“Não existem monstros e a natureza é uma só" (1)


Enquanto preparo o pregado que colocarei no forno daqui a pouco penso, como sempre acontece enquanto preparo pregados para colocar no forno - ou na grelha, em Darwin e interrogo-me se aquele olho terá atravessado o crânio pelo interior ou pelo exterior ou se sempre terá estado ali para me fazer questionar a normalidade da simetria.

Hoje fui procurar aquela citação que sabia ter lido (o forno adquire ainda a temperatura ideal, nada a temer) e ocorre-me directamente dela a ideia do homem parasita e destruidor do planeta, inimigo da natureza, propalada por uma certa eco-ideologia do fim do mundo, como se o homem de hoje, que se supõe pior do que o de outrora muito mais frugal, ligado à terra e invejável, não tivesse sido resultado directo e inelutável da natureza ela própria.

Não sendo assim, isto é, acreditando-se que o homem terá conseguido adquirir características que lhe permitem contrariar os instintos naturais monstruosos de que a doce mãe natureza o terá, perversamente, dotado, há que abrir a fresta da possibilidade de, homem e demais bicheza muito mais eco-sustentada, não terem tido exactamente o mesmo percurso.

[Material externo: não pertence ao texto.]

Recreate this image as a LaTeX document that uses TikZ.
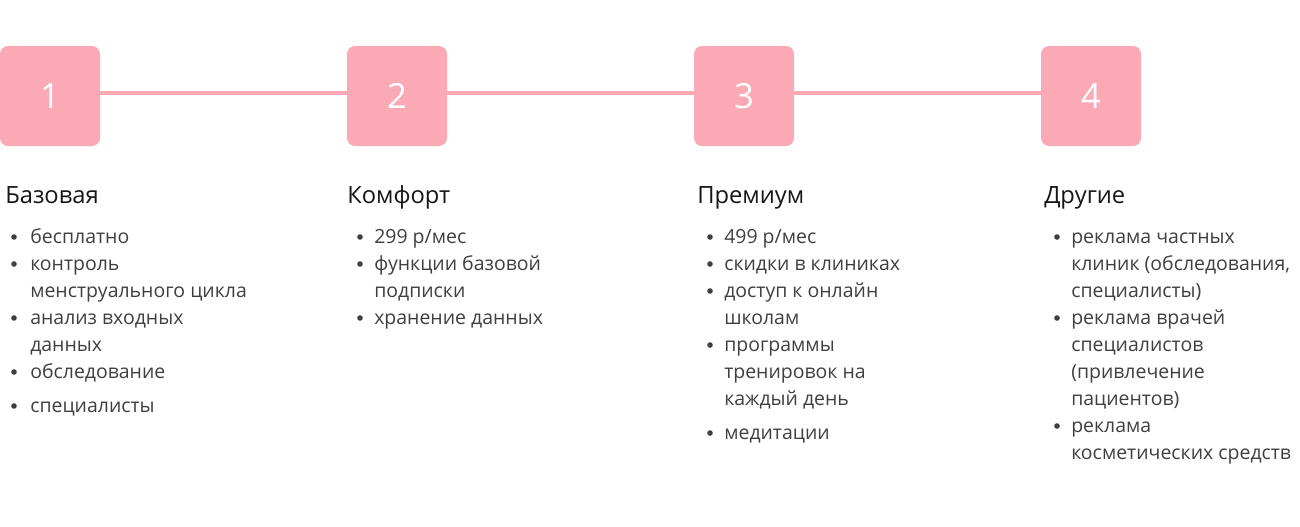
\documentclass[tikz,border=0pt]{standalone}
\usepackage{fontspec}
\setmainfont{Open Sans}
\usetikzlibrary{positioning}
\definecolor{tierPink}{HTML}{FCA9B6}
\definecolor{tierText}{HTML}{3F3F3F}
\definecolor{tierHead}{HTML}{161616}
\tikzset{
  % one pixel of the layout is 0.75pt, y runs downwards
  every picture/.append style = {x=0.75pt, y=-0.75pt},
  stepbox/.style  = {rectangle, rounded corners=6pt, fill=tierPink, minimum size=75pt,
                     inner sep=0pt, text=white, font=\fontsize{26}{26}\selectfont},
  stepline/.style = {tierPink, line width=3.6pt},
  tierhead/.style = {anchor=base west, inner sep=0pt, text=tierHead,
                     font=\fontsize{17.8}{20}\selectfont},
  % items sit on the baseline of their last line (lines are 27px apart)
  item/.style     = {anchor=base west, inner sep=0pt, align=left, text=tierText,
                     font=\fontsize{14.6}{20.25}\selectfont},
  dot/.style      = {circle, fill=tierText, inner sep=0pt, minimum size=4.2pt},
}

\begin{document}
\begin{tikzpicture}
  \useasboundingbox (0,0) rectangle (1300,526);
  % steps
  \node[stepbox] (b1) at (50,96) {1};
  \node[stepbox] (b2) at (397,96) {2};
  \node[stepbox] (b3) at (744,96) {3};
  \node[stepbox] (b4) at (1091,96) {4};
  \draw[stepline] ([yshift=2.2pt]b1.east) -- ([yshift=2.2pt]b2.west);
  \draw[stepline] ([yshift=2.2pt]b2.east) -- ([yshift=2.2pt]b3.west);
  \draw[stepline] ([yshift=2.2pt]b3.east) -- ([yshift=2.2pt]b4.west);
  % tier 1
  \node[tierhead] (h1) at (5,203) {Базовая};
  \node[dot] (d11) at (14,237) {};
  \node[item] (i11) at (30,243) {бесплатно};
  \node[dot] (d12) at (14,264) {};
  \node[item] (i12) at (30,297) {контроль\\менструального цикла};
  \node[dot] (d13) at (14,318) {};
  \node[item] (i13) at (30,351) {анализ входных\\данных};
  \node[dot] (d14) at (14,372) {};
  \node[item] (i14) at (30,378) {обследование};
  \node[dot] (d15) at (14,406) {};
  \node[item] (i15) at (30,412) {специалисты};
  % tier 2
  \node[tierhead] (h2) at (347,203) {Комфорт};
  \node[dot] (d21) at (360,237) {};
  \node[item] (i21) at (374,243) {299 р/мес};
  \node[dot] (d22) at (360,264) {};
  \node[item] (i22) at (374,297) {функции базовой\\подписки};
  \node[dot] (d23) at (360,318) {};
  \node[item] (i23) at (374,324) {хранение данных};
  % tier 3
  \node[tierhead] (h3) at (697,203) {Премиум};
  \node[dot] (d31) at (710,237) {};
  \node[item] (i31) at (724,243) {499 р/мес};
  \node[dot] (d32) at (710,264) {};
  \node[item] (i32) at (724,270) {скидки в клиниках};
  \node[dot] (d33) at (710,291) {};
  \node[item] (i33) at (724,324) {доступ к онлайн\\школам};
  \node[dot] (d34) at (710,345) {};
  \node[item] (i34) at (724,405) {программы\\тренировок на\\каждый день};
  \node[dot] (d35) at (710,433) {};
  \node[item] (i35) at (724,439) {медитации};
  % tier 4
  \node[tierhead] (h4) at (1044,203) {Другие};
  \node[dot] (d41) at (1057,237) {};
  \node[item] (i41) at (1071,297) {реклама частных\\клиник (обследования,\\специалисты)};
  \node[dot] (d42) at (1057,318) {};
  \node[item] (i42) at (1071,405) {реклама врачей\\специалистов\\(привлечение\\пациентов)};
  \node[dot] (d43) at (1057,426) {};
  \node[item] (i43) at (1071,459) {реклама\\косметических средств};
\end{tikzpicture}
\end{document}
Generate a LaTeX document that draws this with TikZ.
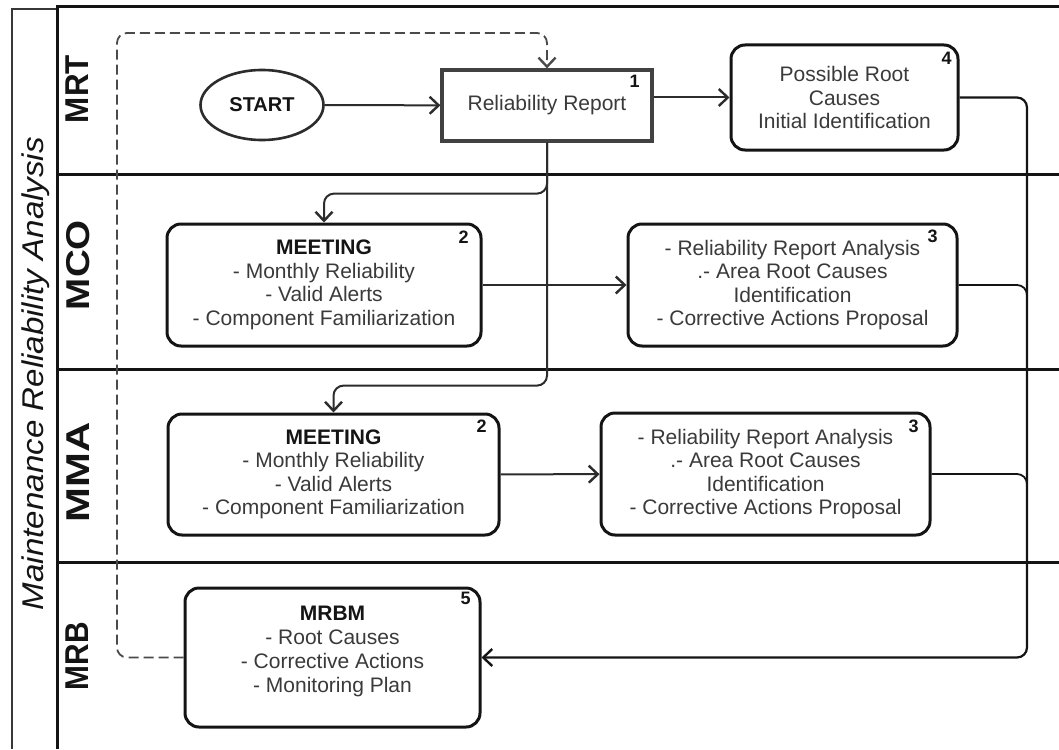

Parece-me necessário pensar nisso, ao menos: a natureza (e mais nada ou alguém) terá dotado o homem de características, algumas paradoxais e inconciliáveis, sendo uma delas, e talvez a mais poderosa de todas, a capacidade de contrariar qualquer outra. Não vos faz vibrar uma corda quanto à omnipotência da natureza?

Bom; já tudo terá sido explicado, imagino, e as certezas serão mais do que muitas sobre tudo, mas não há como não ficar um pouco desconcertado com o olhar que um pregado nos devolve. Relevai.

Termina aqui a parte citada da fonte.